Your objective: Output the lines that follow exactly as they are.

## Start Data section

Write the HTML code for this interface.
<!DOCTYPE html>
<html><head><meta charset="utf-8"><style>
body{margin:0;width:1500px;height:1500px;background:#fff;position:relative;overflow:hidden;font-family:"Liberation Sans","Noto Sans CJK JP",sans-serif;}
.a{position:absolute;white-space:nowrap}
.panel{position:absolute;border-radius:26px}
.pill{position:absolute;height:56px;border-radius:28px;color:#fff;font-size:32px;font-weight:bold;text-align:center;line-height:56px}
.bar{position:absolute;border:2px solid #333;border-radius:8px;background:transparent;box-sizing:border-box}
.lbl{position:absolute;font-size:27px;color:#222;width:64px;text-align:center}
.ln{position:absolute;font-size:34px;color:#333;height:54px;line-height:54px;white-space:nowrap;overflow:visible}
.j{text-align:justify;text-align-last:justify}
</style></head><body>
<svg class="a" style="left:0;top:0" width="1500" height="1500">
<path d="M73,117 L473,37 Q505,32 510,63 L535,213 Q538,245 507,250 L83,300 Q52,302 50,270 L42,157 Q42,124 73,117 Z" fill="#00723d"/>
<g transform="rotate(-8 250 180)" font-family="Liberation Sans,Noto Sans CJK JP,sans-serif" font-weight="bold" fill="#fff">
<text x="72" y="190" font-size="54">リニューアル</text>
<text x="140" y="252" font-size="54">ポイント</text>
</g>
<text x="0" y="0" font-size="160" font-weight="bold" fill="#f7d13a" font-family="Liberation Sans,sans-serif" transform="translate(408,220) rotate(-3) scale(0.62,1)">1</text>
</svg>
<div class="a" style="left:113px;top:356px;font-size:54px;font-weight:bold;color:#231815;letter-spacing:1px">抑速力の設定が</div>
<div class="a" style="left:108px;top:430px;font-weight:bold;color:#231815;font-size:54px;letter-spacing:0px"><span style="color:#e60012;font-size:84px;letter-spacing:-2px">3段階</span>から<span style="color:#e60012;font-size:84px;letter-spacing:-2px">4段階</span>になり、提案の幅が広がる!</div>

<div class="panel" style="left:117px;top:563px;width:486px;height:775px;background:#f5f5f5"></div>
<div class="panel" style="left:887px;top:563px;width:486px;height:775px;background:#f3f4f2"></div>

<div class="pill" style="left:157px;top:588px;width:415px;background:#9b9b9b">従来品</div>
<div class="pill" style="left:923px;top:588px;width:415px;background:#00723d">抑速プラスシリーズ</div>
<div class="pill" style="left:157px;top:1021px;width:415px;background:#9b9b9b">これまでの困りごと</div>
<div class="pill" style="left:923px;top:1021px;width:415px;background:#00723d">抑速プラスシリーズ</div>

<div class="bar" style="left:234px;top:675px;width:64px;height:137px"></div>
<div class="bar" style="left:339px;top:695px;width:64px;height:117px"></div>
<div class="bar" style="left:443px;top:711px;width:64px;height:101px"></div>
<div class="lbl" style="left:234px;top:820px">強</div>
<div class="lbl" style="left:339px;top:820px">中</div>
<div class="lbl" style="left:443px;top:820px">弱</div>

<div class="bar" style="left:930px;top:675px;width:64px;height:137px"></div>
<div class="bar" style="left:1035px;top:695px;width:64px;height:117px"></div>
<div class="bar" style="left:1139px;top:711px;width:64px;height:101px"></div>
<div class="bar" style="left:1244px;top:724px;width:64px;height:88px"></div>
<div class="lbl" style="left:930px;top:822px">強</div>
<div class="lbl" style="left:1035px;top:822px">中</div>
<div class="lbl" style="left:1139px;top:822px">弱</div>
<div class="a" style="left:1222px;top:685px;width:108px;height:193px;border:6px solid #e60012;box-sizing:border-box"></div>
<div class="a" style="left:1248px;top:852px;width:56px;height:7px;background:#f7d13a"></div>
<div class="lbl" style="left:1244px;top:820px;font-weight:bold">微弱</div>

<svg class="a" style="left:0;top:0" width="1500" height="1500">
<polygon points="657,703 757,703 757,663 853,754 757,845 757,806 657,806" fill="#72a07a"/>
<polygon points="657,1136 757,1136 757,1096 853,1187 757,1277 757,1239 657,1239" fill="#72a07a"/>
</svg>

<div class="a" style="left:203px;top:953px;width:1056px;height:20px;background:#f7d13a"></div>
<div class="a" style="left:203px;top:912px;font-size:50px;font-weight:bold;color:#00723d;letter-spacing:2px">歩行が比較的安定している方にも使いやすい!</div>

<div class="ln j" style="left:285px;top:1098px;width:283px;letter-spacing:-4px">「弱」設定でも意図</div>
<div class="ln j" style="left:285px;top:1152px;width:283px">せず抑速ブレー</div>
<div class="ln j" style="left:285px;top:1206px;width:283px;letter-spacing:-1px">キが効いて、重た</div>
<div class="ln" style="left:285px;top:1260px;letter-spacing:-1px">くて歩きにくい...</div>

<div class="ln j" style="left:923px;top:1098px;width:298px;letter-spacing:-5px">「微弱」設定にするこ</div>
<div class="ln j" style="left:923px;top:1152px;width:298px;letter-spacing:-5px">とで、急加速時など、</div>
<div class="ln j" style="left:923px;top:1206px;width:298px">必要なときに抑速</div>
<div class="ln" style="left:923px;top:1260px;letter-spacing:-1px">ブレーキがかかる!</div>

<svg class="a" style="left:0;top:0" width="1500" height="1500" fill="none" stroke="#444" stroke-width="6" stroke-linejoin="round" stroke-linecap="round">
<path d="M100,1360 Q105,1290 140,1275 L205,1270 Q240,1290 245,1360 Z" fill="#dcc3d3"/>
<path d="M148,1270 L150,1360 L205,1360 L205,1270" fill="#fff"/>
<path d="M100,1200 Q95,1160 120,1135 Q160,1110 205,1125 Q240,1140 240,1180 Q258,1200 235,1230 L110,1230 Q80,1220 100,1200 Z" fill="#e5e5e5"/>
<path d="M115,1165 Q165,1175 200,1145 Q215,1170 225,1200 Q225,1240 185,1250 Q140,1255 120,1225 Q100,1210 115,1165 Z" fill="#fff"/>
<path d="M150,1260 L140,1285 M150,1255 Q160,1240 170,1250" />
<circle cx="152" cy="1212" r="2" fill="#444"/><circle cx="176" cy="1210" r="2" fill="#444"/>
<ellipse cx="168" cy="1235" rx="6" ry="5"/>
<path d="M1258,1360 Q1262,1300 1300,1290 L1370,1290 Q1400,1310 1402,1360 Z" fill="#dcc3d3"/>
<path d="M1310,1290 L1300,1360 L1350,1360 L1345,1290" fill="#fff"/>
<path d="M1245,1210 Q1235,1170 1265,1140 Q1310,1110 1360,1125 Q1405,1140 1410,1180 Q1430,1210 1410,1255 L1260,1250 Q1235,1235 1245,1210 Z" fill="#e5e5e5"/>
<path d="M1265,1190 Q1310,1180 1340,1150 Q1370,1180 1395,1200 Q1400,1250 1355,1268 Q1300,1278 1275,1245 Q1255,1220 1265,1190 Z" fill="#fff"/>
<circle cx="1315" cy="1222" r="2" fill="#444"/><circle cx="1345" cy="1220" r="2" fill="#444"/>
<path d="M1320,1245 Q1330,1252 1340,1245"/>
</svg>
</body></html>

## End Data section

Task response:
Write the HTML code for this interface.
<!DOCTYPE html>
<html><head><meta charset="utf-8"><style>
body{margin:0;width:1500px;height:1500px;background:#fff;position:relative;overflow:hidden;font-family:"Liberation Sans","Noto Sans CJK JP",sans-serif;}
.a{position:absolute;white-space:nowrap}
.panel{position:absolute;border-radius:26px}
.pill{position:absolute;height:56px;border-radius:28px;color:#fff;font-size:32px;font-weight:bold;text-align:center;line-height:56px}
.bar{position:absolute;border:2px solid #333;border-radius:8px;background:transparent;box-sizing:border-box}
.lbl{position:absolute;font-size:27px;color:#222;width:64px;text-align:center}
.ln{position:absolute;font-size:34px;color:#333;height:54px;line-height:54px;white-space:nowrap;overflow:visible}
.j{text-align:justify;text-align-last:justify}
</style></head><body>
<svg class="a" style="left:0;top:0" width="1500" height="1500">
<path d="M73,117 L473,37 Q505,32 510,63 L535,213 Q538,245 507,250 L83,300 Q52,302 50,270 L42,157 Q42,124 73,117 Z" fill="#00723d"/>
<g transform="rotate(-8 250 180)" font-family="Liberation Sans,Noto Sans CJK JP,sans-serif" font-weight="bold" fill="#fff">
<text x="72" y="190" font-size="54">リニューアル</text>
<text x="140" y="252" font-size="54">ポイント</text>
</g>
<text x="0" y="0" font-size="160" font-weight="bold" fill="#f7d13a" font-family="Liberation Sans,sans-serif" transform="translate(408,220) rotate(-3) scale(0.62,1)">1</text>
</svg>
<div class="a" style="left:113px;top:356px;font-size:54px;font-weight:bold;color:#231815;letter-spacing:1px">抑速力の設定が</div>
<div class="a" style="left:108px;top:430px;font-weight:bold;color:#231815;font-size:54px;letter-spacing:0px"><span style="color:#e60012;font-size:84px;letter-spacing:-2px">3段階</span>から<span style="color:#e60012;font-size:84px;letter-spacing:-2px">4段階</span>になり、提案の幅が広がる!</div>

<div class="panel" style="left:117px;top:563px;width:486px;height:775px;background:#f5f5f5"></div>
<div class="panel" style="left:887px;top:563px;width:486px;height:775px;background:#f3f4f2"></div>

<div class="pill" style="left:157px;top:588px;width:415px;background:#9b9b9b">従来品</div>
<div class="pill" style="left:923px;top:588px;width:415px;background:#00723d">抑速プラスシリーズ</div>
<div class="pill" style="left:157px;top:1021px;width:415px;background:#9b9b9b">これまでの困りごと</div>
<div class="pill" style="left:923px;top:1021px;width:415px;background:#00723d">抑速プラスシリーズ</div>

<div class="bar" style="left:234px;top:675px;width:64px;height:137px"></div>
<div class="bar" style="left:339px;top:695px;width:64px;height:117px"></div>
<div class="bar" style="left:443px;top:711px;width:64px;height:101px"></div>
<div class="lbl" style="left:234px;top:820px">強</div>
<div class="lbl" style="left:339px;top:820px">中</div>
<div class="lbl" style="left:443px;top:820px">弱</div>

<div class="bar" style="left:930px;top:675px;width:64px;height:137px"></div>
<div class="bar" style="left:1035px;top:695px;width:64px;height:117px"></div>
<div class="bar" style="left:1139px;top:711px;width:64px;height:101px"></div>
<div class="bar" style="left:1244px;top:724px;width:64px;height:88px"></div>
<div class="lbl" style="left:930px;top:822px">強</div>
<div class="lbl" style="left:1035px;top:822px">中</div>
<div class="lbl" style="left:1139px;top:822px">弱</div>
<div class="a" style="left:1222px;top:685px;width:108px;height:193px;border:6px solid #e60012;box-sizing:border-box"></div>
<div class="a" style="left:1248px;top:852px;width:56px;height:7px;background:#f7d13a"></div>
<div class="lbl" style="left:1244px;top:820px;font-weight:bold">微弱</div>

<svg class="a" style="left:0;top:0" width="1500" height="1500">
<polygon points="657,703 757,703 757,663 853,754 757,845 757,806 657,806" fill="#72a07a"/>
<polygon points="657,1136 757,1136 757,1096 853,1187 757,1277 757,1239 657,1239" fill="#72a07a"/>
</svg>

<div class="a" style="left:203px;top:953px;width:1056px;height:20px;background:#f7d13a"></div>
<div class="a" style="left:203px;top:912px;font-size:50px;font-weight:bold;color:#00723d;letter-spacing:2px">歩行が比較的安定している方にも使いやすい!</div>

<div class="ln j" style="left:285px;top:1098px;width:283px;letter-spacing:-4px">「弱」設定でも意図</div>
<div class="ln j" style="left:285px;top:1152px;width:283px">せず抑速ブレー</div>
<div class="ln j" style="left:285px;top:1206px;width:283px;letter-spacing:-1px">キが効いて、重た</div>
<div class="ln" style="left:285px;top:1260px;letter-spacing:-1px">くて歩きにくい...</div>

<div class="ln j" style="left:923px;top:1098px;width:298px;letter-spacing:-5px">「微弱」設定にするこ</div>
<div class="ln j" style="left:923px;top:1152px;width:298px;letter-spacing:-5px">とで、急加速時など、</div>
<div class="ln j" style="left:923px;top:1206px;width:298px">必要なときに抑速</div>
<div class="ln" style="left:923px;top:1260px;letter-spacing:-1px">ブレーキがかかる!</div>

<svg class="a" style="left:0;top:0" width="1500" height="1500" fill="none" stroke="#444" stroke-width="6" stroke-linejoin="round" stroke-linecap="round">
<path d="M100,1360 Q105,1290 140,1275 L205,1270 Q240,1290 245,1360 Z" fill="#dcc3d3"/>
<path d="M148,1270 L150,1360 L205,1360 L205,1270" fill="#fff"/>
<path d="M100,1200 Q95,1160 120,1135 Q160,1110 205,1125 Q240,1140 240,1180 Q258,1200 235,1230 L110,1230 Q80,1220 100,1200 Z" fill="#e5e5e5"/>
<path d="M115,1165 Q165,1175 200,1145 Q215,1170 225,1200 Q225,1240 185,1250 Q140,1255 120,1225 Q100,1210 115,1165 Z" fill="#fff"/>
<path d="M150,1260 L140,1285 M150,1255 Q160,1240 170,1250" />
<circle cx="152" cy="1212" r="2" fill="#444"/><circle cx="176" cy="1210" r="2" fill="#444"/>
<ellipse cx="168" cy="1235" rx="6" ry="5"/>
<path d="M1258,1360 Q1262,1300 1300,1290 L1370,1290 Q1400,1310 1402,1360 Z" fill="#dcc3d3"/>
<path d="M1310,1290 L1300,1360 L1350,1360 L1345,1290" fill="#fff"/>
<path d="M1245,1210 Q1235,1170 1265,1140 Q1310,1110 1360,1125 Q1405,1140 1410,1180 Q1430,1210 1410,1255 L1260,1250 Q1235,1235 1245,1210 Z" fill="#e5e5e5"/>
<path d="M1265,1190 Q1310,1180 1340,1150 Q1370,1180 1395,1200 Q1400,1250 1355,1268 Q1300,1278 1275,1245 Q1255,1220 1265,1190 Z" fill="#fff"/>
<circle cx="1315" cy="1222" r="2" fill="#444"/><circle cx="1345" cy="1220" r="2" fill="#444"/>
<path d="M1320,1245 Q1330,1252 1340,1245"/>
</svg>
</body></html>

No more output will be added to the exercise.